Euclyd’s Craftwerk: An Energy-Efficient Challenger to Vera Rubin
While Nvidia builds out the RTX Spark ecosystem, Euclyd is positioning itself as a challenger with a different vision for local AI chips. Founded by Bernardo Kastrup, the company is developing its Craftwerk architecture, which it claims could be up to one hundred times more energy-efficient than Nvidia’s Vera Rubin-based systems. Craftwerk is planned as a massively parallel design using 16,384 tightly connected processors that together target a computing power of 32 petaflops. Euclyd is seeking 100 million euros in growth capital and aims to begin commercial production in 2028, targeting AI inference workloads that currently rely heavily on Nvidia hardware. If its claims hold up in real-world deployments, Craftwerk could give PC makers and data centers a highly efficient alternative for on-device AI processing, potentially reshaping how AI PCs and local AI infrastructure are built and powered.
Privacy, Latency, and the Shift Away from the Cloud
Both RTX Spark and Euclyd’s Craftwerk architecture focus on the same strategic goal: moving AI workloads from centralized cloud servers to local devices. Running models on a PC removes the latency of sending prompts and data across the network, which is critical for real-time assistants, creative tools, and interactive agents. It also reduces dependence on large data centers, which have drawn complaints over noise, energy use, and local impact, as seen in reports of residents frustrated by constant data center hum near suburban neighborhoods. For consumers, on-device AI processing promises that sensitive documents, voice data, and images can stay on their own machines instead of in remote systems. This local AI shift also gives PC makers more control over user experience, as they are less bound to subscription-based cloud services and can differentiate through hardware and software integration.

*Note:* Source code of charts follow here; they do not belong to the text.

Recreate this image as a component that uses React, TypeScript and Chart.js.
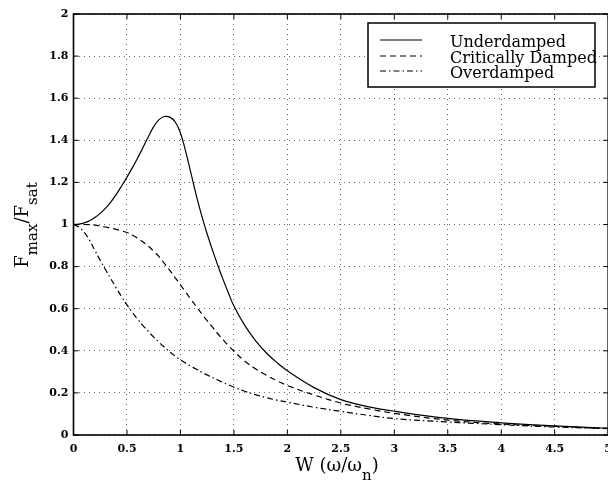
import React, { useEffect, useRef } from "react";
import { Chart, registerables } from "chart.js";

Chart.register(...registerables);

const W = [0, 0.05, 0.1, 0.15, 0.2, 0.25, 0.3, 0.35, 0.4, 0.45, 0.5, 0.55, 0.6, 0.65, 0.7, 0.75, 0.8, 0.85, 0.9, 0.95, 1.0, 1.05, 1.1, 1.15, 1.2, 1.25, 1.3, 1.35, 1.4, 1.45, 1.5, 1.6, 1.7, 1.8, 1.9, 2.0, 2.25, 2.5, 2.75, 3.0, 3.5, 4.0, 4.5, 5.0];
const underdamped = [1.0, 1.002, 1.008, 1.018, 1.033, 1.053, 1.078, 1.108, 1.143, 1.183, 1.225, 1.269, 1.316, 1.366, 1.417, 1.465, 1.498, 1.513, 1.51, 1.488, 1.435, 1.345, 1.24, 1.135, 1.04, 0.955, 0.878, 0.805, 0.737, 0.673, 0.613, 0.522, 0.45, 0.392, 0.345, 0.305, 0.225, 0.168, 0.135, 0.113, 0.079, 0.058, 0.043, 0.032];
const criticallyDamped = [1.0, 1.0, 1.0, 0.999, 0.997, 0.993, 0.988, 0.983, 0.977, 0.97, 0.962, 0.95, 0.935, 0.917, 0.897, 0.873, 0.847, 0.815, 0.782, 0.748, 0.713, 0.678, 0.643, 0.609, 0.575, 0.543, 0.512, 0.481, 0.452, 0.424, 0.398, 0.352, 0.315, 0.285, 0.258, 0.235, 0.19, 0.152, 0.125, 0.103, 0.071, 0.052, 0.041, 0.03];
const overdamped = [1.0, 0.988, 0.963, 0.925, 0.877, 0.83, 0.785, 0.741, 0.698, 0.657, 0.618, 0.583, 0.55, 0.52, 0.492, 0.465, 0.44, 0.417, 0.395, 0.375, 0.357, 0.341, 0.326, 0.312, 0.298, 0.285, 0.273, 0.261, 0.249, 0.238, 0.227, 0.208, 0.192, 0.178, 0.166, 0.156, 0.132, 0.112, 0.094, 0.078, 0.062, 0.049, 0.038, 0.031];

const seriesNames = ["Underdamped", "Critically Damped", "Overdamped"];
const seriesDash = [[], [6, 4], [6, 3, 1.5, 3]];

const X_MIN = 0, X_MAX = 5, X_STEP = 0.5;
const Y_MIN = 0, Y_MAX = 2, Y_STEP = 0.2;

const fmt = (v: number) => String(Number(Number(v).toFixed(1)));

const overlay = {
  id: "overlay",
  afterDraw(chart: any) {
    const { ctx, chartArea, scales } = chart;
    const { left, right, top, bottom } = chartArea;
    const xs = scales.x, ys = scales.y;
    ctx.save();
    ctx.strokeStyle = "#000";
    ctx.setLineDash([]);
    // box
    ctx.lineWidth = 1.6;
    ctx.strokeRect(left, top, right - left, bottom - top);
    // inward ticks
    ctx.lineWidth = 1;
    ctx.beginPath();
    xs.ticks.forEach((t: any) => {
      const px = xs.getPixelForValue(t.value);
      ctx.moveTo(px, bottom); ctx.lineTo(px, bottom - 5);
      ctx.moveTo(px, top); ctx.lineTo(px, top + 5);
    });
    ys.ticks.forEach((t: any) => {
      const py = ys.getPixelForValue(t.value);
      ctx.moveTo(left, py); ctx.lineTo(left + 5, py);
      ctx.moveTo(right, py); ctx.lineTo(right - 5, py);
    });
    ctx.stroke();

    // legend
    const lx = 368, ly = 23, lw = 227, lh = 64;
    ctx.fillStyle = "#fff";
    ctx.fillRect(lx, ly, lw, lh);
    ctx.lineWidth = 1.5;
    ctx.strokeRect(lx, ly, lw, lh);
    const rowsLine = [40, 56, 71];
    const rowsText = [46.5, 62.5, 78];
    ctx.font = '16px "DejaVu Serif"';
    ctx.textBaseline = "alphabetic";
    ctx.textAlign = "left";
    seriesNames.forEach((name, i) => {
      ctx.lineWidth = 1.1;
      ctx.setLineDash(seriesDash[i]);
      ctx.beginPath();
      ctx.moveTo(380, rowsLine[i]);
      ctx.lineTo(422, rowsLine[i]);
      ctx.stroke();
      ctx.setLineDash([]);
      ctx.fillStyle = "#000";
      ctx.fillText(name, 450, rowsText[i]);
    });

    // axis titles
    const mainFont = '18px "DejaVu Serif"';
    const subFont = '15px "DejaVu Serif"';
    const drawParts = (parts: [string, boolean][], cx: number, baseY: number) => {
      let total = 0;
      const widths = parts.map(([s, sub]) => {
        ctx.font = sub ? subFont : mainFont;
        const w = ctx.measureText(s).width;
        total += w;
        return w;
      });
      let x = cx - total / 2;
      parts.forEach(([s, sub], i) => {
        ctx.font = sub ? subFont : mainFont;
        ctx.fillText(s, x, baseY + (sub ? 8.5 : 0));
        x += widths[i];
      });
    };
    ctx.fillStyle = "#000";
    ctx.textAlign = "left";
    drawParts([["W (ω/ω", false], ["n", true], [")", false]], 337, 471);
    ctx.save();
    ctx.translate(28, 225);
    ctx.rotate(-Math.PI / 2);
    drawParts([["F", false], ["max", true], ["/F", false], ["sat", true]], 0, 0);
    ctx.restore();
    ctx.restore();
  },
};

export default function App() {
  const ref = useRef<HTMLCanvasElement | null>(null);
  useEffect(() => {
    if (!ref.current) return;
    const mk = (vals: number[]) => W.map((w, i) => ({ x: w, y: vals[i] }));
    const all = [underdamped, criticallyDamped, overdamped];
    const chart = new Chart(ref.current, {
      type: "line",
      data: {
        datasets: all.map((vals, i) => ({
          label: seriesNames[i],
          data: mk(vals),
          borderColor: "#000",
          borderWidth: 1.2,
          borderDash: seriesDash[i],
          pointRadius: 0,
          fill: false,
          tension: 0.4,
        })),
      },
      options: {
        responsive: false,
        animation: false,
        devicePixelRatio: 1,
        layout: { padding: { left: 0, top: 14, right: 9.5, bottom: 0 } },
        plugins: { legend: { display: false }, tooltip: { enabled: false } },
        scales: {
          x: {
            type: "linear",
            min: X_MIN,
            max: X_MAX,
            afterFit: (s: any) => { s.height = 48; },
            afterBuildTicks: (s: any) => {
              const t = [];
              for (let v = X_MIN; v <= X_MAX + 1e-9; v += X_STEP) t.push({ value: Number(v.toFixed(2)) });
              s.ticks = t;
            },
            ticks: {
              callback: (v: any) => fmt(v),
              color: "#000",
              font: { family: "DejaVu Serif", size: 11, weight: "bold" },
              padding: 8,
              maxRotation: 0,
              autoSkip: false,
            },
            grid: { color: "rgba(0,0,0,0.6)", lineWidth: 1, drawTicks: false },
            border: { display: false, dash: [1, 4] },
          },
          y: {
            type: "linear",
            min: Y_MIN,
            max: Y_MAX,
            afterFit: (s: any) => { s.width = 73.5; },
            afterBuildTicks: (s: any) => {
              const t = [];
              for (let v = Y_MIN; v <= Y_MAX + 1e-9; v += Y_STEP) t.push({ value: Number(v.toFixed(2)) });
              s.ticks = t;
            },
            ticks: {
              callback: (v: any) => fmt(v),
              color: "#000",
              font: { family: "DejaVu Serif", size: 11, weight: "bold" },
              padding: 5,
              autoSkip: false,
            },
            grid: { color: "rgba(0,0,0,0.6)", lineWidth: 1, drawTicks: false },
            border: { display: false, dash: [1, 4] },
          },
        },
      },
      plugins: [overlay],
    });
    return () => chart.destroy();
  }, []);
  return (
    <div style={{ position: "fixed", left: 0, top: 0, width: 608, height: 483, overflow: "hidden", background: "#fff" }}>
      <canvas ref={ref} width={620} height={483} style={{ display: "block", width: 620, height: 483 }} />
    </div>
  );
}
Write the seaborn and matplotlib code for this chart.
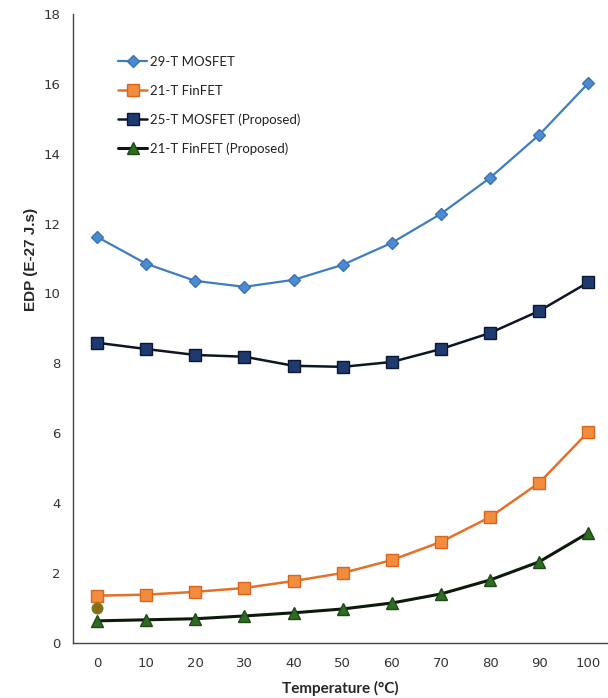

AI PCs Go Mainstream: Market Implications of RTX Spark vs. Euclyd
The emerging AI PC competition between Nvidia and Euclyd signals that advanced AI is moving from specialized enterprise setups into mainstream consumer PCs. With RTX Spark set to appear in laptops and desktops from major brands, AI-capable hardware will soon be part of standard configurations rather than niche add-ons. At the same time, Euclyd’s long-term plan suggests a market where energy efficiency and cost of inference become key differentiators, especially as AI workloads scale. Both companies are positioning their chips as alternatives to cloud-based AI services, giving developers and users more choice in how they deploy models. This could encourage software that is designed from the ground up for local AI, similar to how past shifts in graphics and CPUs created new application categories. The result is likely a new baseline expectation: future PCs will be AI-ready out of the box.